What are the lines from the one with "Output the Python" through the one with "ax = fig.add_axes([0.136, 0.1224, 0.861, 0.8527])", inclusive? Output them exactly, and leave out the pictures.

--- Start of Raw data ---

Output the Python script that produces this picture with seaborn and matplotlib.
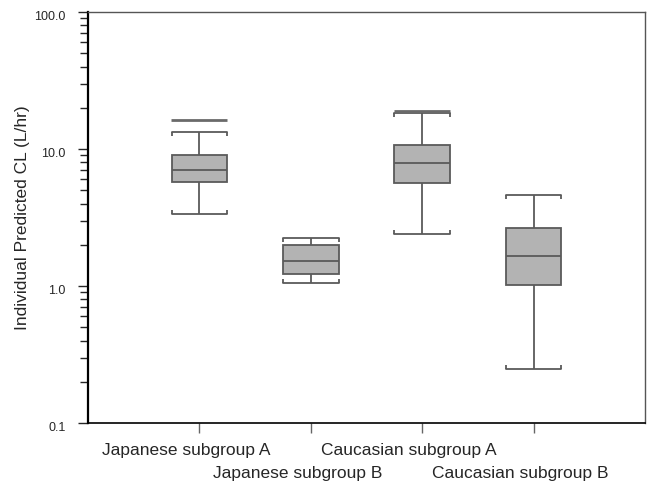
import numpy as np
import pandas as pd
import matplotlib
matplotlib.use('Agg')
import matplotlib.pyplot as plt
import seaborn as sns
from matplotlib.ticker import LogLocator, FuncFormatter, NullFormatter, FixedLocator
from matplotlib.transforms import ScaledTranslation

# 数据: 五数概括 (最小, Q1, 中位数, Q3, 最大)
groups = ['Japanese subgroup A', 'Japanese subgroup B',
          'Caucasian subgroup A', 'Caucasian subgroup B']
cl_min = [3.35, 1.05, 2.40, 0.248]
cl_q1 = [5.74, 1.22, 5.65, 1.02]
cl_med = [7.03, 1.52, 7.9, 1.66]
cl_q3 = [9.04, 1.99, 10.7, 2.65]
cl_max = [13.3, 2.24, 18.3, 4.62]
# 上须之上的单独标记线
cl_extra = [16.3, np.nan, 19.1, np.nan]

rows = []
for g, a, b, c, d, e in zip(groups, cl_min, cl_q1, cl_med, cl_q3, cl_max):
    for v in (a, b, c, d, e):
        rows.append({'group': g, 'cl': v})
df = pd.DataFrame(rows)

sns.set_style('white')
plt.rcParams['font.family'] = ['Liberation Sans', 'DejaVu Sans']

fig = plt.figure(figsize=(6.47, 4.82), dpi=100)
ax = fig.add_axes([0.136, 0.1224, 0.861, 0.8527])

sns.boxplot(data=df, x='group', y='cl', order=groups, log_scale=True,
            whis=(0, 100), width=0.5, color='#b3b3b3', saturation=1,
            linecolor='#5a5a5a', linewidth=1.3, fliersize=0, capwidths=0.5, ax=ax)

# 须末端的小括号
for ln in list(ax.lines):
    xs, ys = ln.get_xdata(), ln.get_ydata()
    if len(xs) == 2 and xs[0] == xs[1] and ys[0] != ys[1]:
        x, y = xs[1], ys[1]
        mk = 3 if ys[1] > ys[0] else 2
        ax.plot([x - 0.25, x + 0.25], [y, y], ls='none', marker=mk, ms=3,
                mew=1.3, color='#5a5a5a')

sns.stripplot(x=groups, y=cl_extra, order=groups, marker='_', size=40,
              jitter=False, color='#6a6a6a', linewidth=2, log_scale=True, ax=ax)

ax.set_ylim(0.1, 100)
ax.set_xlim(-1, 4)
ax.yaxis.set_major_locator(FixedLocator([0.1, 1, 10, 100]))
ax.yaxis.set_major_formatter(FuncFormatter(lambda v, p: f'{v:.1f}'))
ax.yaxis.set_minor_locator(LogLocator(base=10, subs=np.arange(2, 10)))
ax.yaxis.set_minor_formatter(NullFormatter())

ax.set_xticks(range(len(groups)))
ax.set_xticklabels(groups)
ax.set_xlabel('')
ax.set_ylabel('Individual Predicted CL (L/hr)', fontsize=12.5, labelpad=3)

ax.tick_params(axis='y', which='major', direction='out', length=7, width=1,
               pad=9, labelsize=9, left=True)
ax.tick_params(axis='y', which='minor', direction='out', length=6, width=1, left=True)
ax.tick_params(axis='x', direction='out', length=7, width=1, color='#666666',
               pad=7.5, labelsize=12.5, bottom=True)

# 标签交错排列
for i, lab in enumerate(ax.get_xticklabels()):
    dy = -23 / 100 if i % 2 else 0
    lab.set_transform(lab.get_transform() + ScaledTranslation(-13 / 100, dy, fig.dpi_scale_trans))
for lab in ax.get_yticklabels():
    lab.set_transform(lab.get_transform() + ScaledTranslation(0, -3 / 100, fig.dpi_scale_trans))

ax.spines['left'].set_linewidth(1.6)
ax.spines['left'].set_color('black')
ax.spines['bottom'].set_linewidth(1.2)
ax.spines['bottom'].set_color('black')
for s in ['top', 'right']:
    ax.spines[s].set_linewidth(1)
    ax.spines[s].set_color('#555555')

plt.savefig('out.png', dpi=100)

--- End of Raw data ---
--- Start of Raw data ---

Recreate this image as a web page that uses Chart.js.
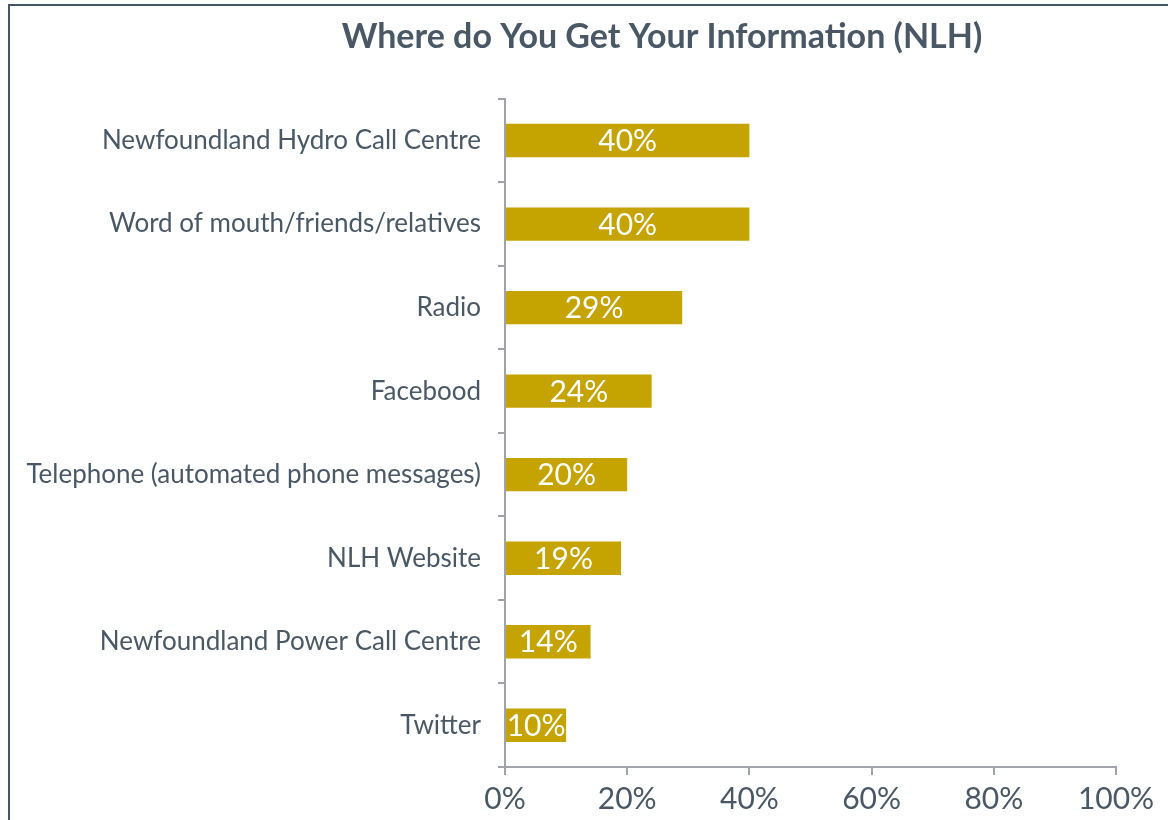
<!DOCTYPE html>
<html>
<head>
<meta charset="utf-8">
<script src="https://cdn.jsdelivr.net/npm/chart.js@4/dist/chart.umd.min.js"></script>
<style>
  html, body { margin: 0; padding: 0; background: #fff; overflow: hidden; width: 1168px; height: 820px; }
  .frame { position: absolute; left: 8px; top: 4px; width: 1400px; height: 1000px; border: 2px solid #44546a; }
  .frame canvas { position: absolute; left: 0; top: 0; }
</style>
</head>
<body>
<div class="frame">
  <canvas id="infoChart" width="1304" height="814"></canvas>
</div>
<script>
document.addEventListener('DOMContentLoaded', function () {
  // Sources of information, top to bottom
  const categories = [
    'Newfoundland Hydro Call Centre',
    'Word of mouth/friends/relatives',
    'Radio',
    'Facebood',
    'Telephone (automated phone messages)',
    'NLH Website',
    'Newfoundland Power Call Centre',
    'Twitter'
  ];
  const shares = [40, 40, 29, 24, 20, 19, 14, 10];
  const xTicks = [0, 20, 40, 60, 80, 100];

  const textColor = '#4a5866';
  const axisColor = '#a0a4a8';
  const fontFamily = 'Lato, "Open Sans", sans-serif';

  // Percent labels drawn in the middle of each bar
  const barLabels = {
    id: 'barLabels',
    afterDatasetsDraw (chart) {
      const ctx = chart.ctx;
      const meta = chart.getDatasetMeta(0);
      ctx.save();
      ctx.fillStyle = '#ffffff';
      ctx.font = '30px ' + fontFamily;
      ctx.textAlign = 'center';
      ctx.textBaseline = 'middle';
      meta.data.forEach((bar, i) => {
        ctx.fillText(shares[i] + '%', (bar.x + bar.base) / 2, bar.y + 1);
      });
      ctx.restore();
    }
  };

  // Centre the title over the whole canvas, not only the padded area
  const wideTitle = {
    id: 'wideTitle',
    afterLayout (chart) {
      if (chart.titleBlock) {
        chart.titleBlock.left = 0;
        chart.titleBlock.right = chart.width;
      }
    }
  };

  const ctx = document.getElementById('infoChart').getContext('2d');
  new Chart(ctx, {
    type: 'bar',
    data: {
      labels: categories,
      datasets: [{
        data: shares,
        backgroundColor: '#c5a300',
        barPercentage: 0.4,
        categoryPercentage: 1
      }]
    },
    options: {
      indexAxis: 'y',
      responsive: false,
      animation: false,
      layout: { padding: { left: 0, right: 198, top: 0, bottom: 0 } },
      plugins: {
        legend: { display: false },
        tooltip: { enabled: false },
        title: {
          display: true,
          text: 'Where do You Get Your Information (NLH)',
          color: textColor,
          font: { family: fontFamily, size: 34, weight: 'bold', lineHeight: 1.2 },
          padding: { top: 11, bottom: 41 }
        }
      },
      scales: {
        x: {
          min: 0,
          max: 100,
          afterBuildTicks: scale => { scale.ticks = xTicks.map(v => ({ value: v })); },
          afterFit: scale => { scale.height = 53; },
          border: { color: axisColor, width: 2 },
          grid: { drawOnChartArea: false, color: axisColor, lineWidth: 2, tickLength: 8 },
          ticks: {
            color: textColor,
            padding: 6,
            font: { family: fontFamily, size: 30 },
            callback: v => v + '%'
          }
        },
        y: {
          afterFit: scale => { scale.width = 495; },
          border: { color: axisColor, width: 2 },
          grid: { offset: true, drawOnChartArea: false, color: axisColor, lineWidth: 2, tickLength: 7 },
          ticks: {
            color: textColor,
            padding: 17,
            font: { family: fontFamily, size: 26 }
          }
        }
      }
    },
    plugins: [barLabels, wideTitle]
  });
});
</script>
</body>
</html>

--- End of Raw data ---

Solved exercise:
Output the Python script that produces this picture with seaborn and matplotlib.
import numpy as np
import pandas as pd
import matplotlib
matplotlib.use('Agg')
import matplotlib.pyplot as plt
import seaborn as sns
from matplotlib.ticker import LogLocator, FuncFormatter, NullFormatter, FixedLocator
from matplotlib.transforms import ScaledTranslation

# 数据: 五数概括 (最小, Q1, 中位数, Q3, 最大)
groups = ['Japanese subgroup A', 'Japanese subgroup B',
          'Caucasian subgroup A', 'Caucasian subgroup B']
cl_min = [3.35, 1.05, 2.40, 0.248]
cl_q1 = [5.74, 1.22, 5.65, 1.02]
cl_med = [7.03, 1.52, 7.9, 1.66]
cl_q3 = [9.04, 1.99, 10.7, 2.65]
cl_max = [13.3, 2.24, 18.3, 4.62]
# 上须之上的单独标记线
cl_extra = [16.3, np.nan, 19.1, np.nan]

rows = []
for g, a, b, c, d, e in zip(groups, cl_min, cl_q1, cl_med, cl_q3, cl_max):
    for v in (a, b, c, d, e):
        rows.append({'group': g, 'cl': v})
df = pd.DataFrame(rows)

sns.set_style('white')
plt.rcParams['font.family'] = ['Liberation Sans', 'DejaVu Sans']

fig = plt.figure(figsize=(6.47, 4.82), dpi=100)
ax = fig.add_axes([0.136, 0.1224, 0.861, 0.8527])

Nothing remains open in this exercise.